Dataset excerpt
■ ■ ■ ■ ■ ■ ■

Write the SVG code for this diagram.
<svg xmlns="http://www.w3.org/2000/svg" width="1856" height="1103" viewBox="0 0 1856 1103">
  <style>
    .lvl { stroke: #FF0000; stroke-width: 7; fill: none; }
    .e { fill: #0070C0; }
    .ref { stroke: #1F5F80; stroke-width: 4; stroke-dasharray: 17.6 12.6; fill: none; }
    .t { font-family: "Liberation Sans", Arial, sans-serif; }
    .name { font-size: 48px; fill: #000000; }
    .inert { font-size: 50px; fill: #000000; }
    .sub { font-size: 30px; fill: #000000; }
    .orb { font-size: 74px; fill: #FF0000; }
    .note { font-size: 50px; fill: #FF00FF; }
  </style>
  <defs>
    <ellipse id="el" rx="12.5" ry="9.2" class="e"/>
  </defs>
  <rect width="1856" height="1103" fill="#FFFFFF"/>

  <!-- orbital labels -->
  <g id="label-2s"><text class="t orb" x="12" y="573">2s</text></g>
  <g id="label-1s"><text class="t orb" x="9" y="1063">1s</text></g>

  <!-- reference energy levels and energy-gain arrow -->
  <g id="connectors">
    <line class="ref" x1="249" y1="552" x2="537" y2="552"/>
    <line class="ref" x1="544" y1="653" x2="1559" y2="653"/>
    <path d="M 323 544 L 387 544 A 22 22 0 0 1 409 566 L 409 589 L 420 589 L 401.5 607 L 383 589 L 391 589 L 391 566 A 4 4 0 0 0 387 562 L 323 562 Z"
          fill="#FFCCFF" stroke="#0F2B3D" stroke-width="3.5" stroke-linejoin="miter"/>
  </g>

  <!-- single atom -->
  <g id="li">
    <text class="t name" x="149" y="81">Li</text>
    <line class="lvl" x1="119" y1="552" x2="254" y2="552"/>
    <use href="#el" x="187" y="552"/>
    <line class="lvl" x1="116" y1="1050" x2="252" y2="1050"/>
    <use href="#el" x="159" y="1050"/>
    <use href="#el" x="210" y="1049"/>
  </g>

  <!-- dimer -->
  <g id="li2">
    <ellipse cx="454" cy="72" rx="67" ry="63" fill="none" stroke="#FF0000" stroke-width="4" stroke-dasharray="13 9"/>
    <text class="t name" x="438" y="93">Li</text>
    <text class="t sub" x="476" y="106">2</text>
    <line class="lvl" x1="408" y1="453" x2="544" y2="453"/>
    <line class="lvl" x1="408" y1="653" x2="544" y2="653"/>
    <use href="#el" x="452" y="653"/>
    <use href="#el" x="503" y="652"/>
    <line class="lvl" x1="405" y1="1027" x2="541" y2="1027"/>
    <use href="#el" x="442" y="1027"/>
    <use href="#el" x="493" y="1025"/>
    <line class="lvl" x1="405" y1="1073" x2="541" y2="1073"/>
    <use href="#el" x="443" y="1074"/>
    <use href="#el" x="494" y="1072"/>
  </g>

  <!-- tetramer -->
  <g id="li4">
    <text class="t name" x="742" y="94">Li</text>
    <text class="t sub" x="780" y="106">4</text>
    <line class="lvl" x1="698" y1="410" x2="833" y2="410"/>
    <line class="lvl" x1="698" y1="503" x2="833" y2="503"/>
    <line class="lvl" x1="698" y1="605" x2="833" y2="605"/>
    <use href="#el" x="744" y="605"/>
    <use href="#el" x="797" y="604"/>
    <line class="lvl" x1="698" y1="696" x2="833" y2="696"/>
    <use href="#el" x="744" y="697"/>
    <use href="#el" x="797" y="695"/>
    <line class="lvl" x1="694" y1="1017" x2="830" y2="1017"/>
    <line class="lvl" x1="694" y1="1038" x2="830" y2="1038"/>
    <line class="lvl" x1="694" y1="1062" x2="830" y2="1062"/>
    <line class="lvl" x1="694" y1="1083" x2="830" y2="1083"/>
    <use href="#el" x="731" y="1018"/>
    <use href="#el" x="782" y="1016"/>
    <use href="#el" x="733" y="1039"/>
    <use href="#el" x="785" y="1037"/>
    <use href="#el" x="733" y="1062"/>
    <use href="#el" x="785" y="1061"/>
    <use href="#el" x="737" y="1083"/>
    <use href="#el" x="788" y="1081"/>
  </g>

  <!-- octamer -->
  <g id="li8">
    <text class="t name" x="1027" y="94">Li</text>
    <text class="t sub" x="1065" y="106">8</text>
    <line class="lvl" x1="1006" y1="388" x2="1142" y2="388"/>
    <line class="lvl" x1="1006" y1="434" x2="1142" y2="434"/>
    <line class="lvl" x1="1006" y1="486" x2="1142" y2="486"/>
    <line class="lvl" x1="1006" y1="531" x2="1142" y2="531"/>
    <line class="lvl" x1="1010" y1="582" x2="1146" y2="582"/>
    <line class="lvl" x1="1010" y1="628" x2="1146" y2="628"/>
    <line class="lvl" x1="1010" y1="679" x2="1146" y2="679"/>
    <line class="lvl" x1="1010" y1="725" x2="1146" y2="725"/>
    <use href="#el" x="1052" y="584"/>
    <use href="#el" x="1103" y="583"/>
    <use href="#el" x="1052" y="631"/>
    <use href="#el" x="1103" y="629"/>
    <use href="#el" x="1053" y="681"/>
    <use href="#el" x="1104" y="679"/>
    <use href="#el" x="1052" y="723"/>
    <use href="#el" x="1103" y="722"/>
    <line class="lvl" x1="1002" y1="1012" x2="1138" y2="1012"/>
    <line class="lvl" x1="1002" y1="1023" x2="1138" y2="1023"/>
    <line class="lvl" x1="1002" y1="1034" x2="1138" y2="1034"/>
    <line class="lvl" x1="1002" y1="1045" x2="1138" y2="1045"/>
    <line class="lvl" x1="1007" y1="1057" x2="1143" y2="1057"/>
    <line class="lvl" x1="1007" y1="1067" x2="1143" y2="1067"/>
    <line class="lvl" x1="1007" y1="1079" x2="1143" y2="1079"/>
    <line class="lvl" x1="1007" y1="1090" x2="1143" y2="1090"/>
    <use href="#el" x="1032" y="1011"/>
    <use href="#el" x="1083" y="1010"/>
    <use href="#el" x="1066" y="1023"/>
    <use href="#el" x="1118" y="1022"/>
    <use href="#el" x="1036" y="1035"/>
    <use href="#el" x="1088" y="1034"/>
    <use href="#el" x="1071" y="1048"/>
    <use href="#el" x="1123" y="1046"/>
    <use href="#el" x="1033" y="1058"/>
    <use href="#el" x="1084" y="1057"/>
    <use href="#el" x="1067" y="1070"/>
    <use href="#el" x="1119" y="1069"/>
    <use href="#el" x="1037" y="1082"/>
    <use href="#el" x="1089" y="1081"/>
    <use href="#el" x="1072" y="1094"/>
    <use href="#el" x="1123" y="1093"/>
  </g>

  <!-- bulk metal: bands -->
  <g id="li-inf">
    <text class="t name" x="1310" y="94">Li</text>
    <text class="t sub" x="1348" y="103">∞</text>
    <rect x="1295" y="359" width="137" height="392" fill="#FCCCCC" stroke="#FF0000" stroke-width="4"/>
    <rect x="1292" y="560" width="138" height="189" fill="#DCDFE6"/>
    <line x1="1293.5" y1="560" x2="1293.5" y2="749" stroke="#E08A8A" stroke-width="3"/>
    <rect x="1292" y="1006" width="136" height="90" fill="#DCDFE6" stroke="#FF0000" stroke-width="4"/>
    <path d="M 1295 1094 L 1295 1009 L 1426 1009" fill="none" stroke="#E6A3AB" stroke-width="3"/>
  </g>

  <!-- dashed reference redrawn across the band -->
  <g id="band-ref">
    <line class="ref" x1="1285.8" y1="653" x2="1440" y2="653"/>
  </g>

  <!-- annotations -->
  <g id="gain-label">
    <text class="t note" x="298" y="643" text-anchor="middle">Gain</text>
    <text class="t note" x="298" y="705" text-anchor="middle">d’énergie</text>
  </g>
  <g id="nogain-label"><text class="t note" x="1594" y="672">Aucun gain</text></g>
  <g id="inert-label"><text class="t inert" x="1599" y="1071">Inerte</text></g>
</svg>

■ ■ ■ ■ ■ ■ ■

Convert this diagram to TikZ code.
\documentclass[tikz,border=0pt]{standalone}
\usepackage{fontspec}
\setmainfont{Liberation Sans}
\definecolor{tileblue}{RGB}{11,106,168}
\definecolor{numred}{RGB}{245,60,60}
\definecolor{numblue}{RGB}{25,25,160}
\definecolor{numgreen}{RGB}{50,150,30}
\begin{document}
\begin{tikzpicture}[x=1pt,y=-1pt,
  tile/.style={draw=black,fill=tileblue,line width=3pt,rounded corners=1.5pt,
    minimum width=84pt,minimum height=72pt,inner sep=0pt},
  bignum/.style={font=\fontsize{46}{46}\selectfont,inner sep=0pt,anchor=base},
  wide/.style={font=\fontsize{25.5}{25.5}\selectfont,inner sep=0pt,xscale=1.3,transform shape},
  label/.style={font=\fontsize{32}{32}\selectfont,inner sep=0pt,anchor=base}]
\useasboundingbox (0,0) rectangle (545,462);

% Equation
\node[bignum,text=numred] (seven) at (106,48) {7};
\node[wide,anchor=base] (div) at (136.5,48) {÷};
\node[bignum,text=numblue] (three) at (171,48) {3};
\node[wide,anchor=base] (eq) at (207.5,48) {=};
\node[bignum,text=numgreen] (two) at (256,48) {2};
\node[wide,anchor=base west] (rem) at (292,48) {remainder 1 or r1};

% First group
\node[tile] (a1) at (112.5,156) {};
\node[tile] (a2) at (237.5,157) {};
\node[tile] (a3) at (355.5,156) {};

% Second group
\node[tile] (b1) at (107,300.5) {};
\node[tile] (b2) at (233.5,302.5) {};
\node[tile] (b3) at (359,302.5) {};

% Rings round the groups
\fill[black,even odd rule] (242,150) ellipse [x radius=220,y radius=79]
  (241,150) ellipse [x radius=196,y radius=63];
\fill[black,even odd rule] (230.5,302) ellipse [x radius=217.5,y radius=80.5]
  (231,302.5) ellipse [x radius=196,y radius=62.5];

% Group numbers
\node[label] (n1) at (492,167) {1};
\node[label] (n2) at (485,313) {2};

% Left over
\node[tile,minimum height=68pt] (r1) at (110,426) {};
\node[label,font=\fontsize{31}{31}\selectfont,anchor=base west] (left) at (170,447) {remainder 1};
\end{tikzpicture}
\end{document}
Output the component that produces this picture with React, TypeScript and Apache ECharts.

■ ■ ■ ■ ■ ■ ■

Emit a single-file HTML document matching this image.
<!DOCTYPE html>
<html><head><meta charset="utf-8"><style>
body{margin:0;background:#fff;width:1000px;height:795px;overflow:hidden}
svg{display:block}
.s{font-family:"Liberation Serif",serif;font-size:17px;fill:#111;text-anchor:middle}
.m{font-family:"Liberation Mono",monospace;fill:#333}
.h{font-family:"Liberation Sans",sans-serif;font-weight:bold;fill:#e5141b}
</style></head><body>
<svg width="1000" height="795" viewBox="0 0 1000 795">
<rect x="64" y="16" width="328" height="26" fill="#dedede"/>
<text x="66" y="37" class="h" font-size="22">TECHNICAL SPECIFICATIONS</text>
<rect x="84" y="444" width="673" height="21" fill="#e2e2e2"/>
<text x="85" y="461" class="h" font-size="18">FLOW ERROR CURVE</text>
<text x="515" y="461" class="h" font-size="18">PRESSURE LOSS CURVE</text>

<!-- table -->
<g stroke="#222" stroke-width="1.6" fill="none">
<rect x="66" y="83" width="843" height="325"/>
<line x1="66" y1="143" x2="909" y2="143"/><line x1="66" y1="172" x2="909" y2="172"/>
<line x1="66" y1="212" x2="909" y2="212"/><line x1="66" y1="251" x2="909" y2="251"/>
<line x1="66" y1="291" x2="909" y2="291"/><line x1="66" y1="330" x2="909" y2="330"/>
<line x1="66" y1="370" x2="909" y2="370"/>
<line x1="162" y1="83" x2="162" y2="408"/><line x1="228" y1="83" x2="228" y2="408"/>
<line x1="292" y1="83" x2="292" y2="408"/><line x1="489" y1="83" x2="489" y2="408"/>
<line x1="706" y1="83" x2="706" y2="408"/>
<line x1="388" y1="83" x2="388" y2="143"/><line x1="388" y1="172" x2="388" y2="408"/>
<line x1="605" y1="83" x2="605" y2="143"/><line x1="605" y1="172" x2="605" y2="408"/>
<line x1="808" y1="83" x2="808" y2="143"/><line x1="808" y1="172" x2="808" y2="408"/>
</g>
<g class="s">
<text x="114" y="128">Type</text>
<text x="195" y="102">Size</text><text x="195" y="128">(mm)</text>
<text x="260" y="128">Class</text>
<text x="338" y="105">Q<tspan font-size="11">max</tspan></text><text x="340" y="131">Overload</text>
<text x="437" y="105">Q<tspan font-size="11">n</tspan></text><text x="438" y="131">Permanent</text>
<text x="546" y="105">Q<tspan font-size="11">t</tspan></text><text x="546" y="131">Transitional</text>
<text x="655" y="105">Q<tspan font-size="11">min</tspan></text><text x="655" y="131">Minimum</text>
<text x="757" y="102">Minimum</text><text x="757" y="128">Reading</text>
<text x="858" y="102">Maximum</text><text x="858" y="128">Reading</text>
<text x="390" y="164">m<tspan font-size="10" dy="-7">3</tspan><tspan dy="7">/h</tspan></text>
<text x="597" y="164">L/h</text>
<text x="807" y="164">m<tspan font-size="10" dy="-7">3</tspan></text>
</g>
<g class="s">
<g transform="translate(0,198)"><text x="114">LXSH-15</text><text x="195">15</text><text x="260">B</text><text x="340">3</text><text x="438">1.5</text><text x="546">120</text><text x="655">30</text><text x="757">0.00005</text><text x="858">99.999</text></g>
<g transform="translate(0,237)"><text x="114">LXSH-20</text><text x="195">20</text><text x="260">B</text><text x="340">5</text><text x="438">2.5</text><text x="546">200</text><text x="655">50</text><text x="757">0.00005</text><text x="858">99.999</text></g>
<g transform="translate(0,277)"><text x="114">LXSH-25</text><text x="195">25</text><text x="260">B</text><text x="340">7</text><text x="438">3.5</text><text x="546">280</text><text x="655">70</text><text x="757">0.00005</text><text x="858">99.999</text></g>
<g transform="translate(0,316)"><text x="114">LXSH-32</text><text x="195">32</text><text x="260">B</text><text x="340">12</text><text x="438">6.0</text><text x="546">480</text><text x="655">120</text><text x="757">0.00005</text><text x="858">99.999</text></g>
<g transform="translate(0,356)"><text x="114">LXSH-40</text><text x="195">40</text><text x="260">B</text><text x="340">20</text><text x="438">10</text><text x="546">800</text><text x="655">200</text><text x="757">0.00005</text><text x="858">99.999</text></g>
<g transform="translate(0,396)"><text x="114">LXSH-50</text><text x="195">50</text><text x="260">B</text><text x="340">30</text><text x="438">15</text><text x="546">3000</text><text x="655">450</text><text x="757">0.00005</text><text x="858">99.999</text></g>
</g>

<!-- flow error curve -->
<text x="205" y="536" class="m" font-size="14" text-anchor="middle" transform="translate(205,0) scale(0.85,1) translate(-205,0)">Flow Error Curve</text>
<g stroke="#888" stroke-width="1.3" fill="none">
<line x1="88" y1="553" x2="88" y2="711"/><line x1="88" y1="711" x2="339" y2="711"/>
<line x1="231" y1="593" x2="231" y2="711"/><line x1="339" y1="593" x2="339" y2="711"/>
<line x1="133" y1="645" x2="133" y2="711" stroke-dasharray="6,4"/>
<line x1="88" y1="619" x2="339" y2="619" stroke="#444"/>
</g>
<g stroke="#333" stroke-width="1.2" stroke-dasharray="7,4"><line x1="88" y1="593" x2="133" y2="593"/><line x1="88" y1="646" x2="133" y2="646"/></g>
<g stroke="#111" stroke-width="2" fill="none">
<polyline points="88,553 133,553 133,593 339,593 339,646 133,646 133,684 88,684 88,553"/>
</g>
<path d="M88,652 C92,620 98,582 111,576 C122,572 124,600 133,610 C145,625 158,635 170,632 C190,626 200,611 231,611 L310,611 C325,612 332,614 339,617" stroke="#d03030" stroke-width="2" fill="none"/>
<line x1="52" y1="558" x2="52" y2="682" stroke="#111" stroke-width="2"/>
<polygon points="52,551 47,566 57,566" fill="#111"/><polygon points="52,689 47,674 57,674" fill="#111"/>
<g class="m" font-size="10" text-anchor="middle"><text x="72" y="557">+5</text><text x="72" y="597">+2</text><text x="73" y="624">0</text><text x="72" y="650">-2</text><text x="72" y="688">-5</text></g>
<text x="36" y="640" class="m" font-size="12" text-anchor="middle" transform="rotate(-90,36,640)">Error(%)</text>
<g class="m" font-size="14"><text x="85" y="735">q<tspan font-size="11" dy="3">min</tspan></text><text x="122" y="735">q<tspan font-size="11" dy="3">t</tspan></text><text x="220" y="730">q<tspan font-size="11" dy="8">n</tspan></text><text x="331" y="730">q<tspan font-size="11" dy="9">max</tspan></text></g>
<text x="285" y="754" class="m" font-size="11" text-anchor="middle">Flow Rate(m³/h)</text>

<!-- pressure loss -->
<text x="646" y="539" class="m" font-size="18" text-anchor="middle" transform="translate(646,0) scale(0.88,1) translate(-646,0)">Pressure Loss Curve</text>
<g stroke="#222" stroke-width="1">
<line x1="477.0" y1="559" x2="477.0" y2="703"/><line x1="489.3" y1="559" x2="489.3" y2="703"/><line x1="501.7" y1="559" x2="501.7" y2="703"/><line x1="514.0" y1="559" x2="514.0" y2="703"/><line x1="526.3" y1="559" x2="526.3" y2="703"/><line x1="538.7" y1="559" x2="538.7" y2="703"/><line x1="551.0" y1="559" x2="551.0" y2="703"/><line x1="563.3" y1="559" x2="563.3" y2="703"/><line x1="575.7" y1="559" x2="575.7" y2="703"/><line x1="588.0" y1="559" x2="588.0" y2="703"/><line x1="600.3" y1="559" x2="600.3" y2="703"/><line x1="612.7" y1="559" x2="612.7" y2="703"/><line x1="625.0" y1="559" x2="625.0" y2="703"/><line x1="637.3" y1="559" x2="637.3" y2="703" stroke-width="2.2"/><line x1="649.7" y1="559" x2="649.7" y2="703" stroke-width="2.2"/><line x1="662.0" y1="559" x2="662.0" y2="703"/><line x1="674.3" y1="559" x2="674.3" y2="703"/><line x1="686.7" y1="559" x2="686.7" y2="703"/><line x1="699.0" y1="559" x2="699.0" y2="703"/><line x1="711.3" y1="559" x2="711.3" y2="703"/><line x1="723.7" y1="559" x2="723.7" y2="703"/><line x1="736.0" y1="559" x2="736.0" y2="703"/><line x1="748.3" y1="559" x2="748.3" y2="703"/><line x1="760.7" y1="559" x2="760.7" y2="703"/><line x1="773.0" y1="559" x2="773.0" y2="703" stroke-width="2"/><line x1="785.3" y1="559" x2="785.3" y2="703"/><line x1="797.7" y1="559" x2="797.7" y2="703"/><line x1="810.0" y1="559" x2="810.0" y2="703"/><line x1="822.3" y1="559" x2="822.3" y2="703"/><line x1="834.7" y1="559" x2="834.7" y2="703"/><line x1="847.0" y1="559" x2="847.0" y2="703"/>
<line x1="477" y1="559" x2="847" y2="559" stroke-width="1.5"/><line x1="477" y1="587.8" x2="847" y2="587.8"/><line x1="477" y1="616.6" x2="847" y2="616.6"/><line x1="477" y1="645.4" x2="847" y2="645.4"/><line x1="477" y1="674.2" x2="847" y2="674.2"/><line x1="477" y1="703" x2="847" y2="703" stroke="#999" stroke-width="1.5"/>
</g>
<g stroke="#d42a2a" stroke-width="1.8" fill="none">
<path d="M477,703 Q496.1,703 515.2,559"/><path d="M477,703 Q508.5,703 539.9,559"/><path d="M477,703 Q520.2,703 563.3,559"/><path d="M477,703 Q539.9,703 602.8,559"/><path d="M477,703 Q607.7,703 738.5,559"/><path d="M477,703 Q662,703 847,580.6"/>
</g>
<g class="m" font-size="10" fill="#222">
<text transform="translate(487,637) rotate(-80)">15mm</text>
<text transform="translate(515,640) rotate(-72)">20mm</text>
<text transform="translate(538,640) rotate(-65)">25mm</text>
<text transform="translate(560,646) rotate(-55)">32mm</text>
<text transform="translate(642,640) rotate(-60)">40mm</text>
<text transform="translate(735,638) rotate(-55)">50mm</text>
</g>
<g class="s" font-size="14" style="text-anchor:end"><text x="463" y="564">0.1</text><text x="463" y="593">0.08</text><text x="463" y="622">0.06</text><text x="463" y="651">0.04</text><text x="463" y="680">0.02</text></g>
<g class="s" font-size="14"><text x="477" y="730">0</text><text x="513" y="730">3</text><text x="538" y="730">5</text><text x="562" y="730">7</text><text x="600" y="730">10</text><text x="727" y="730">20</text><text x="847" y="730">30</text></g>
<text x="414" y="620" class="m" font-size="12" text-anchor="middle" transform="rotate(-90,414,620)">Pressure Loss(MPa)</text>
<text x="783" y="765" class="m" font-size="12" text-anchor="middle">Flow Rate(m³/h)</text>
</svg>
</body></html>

■ ■ ■ ■ ■ ■ ■

EXERCISE: From the data above, gather every line that includes the word "single".

SOLUTION BELOW:
  <!-- single atom -->
Emit a single-file HTML document matching this image.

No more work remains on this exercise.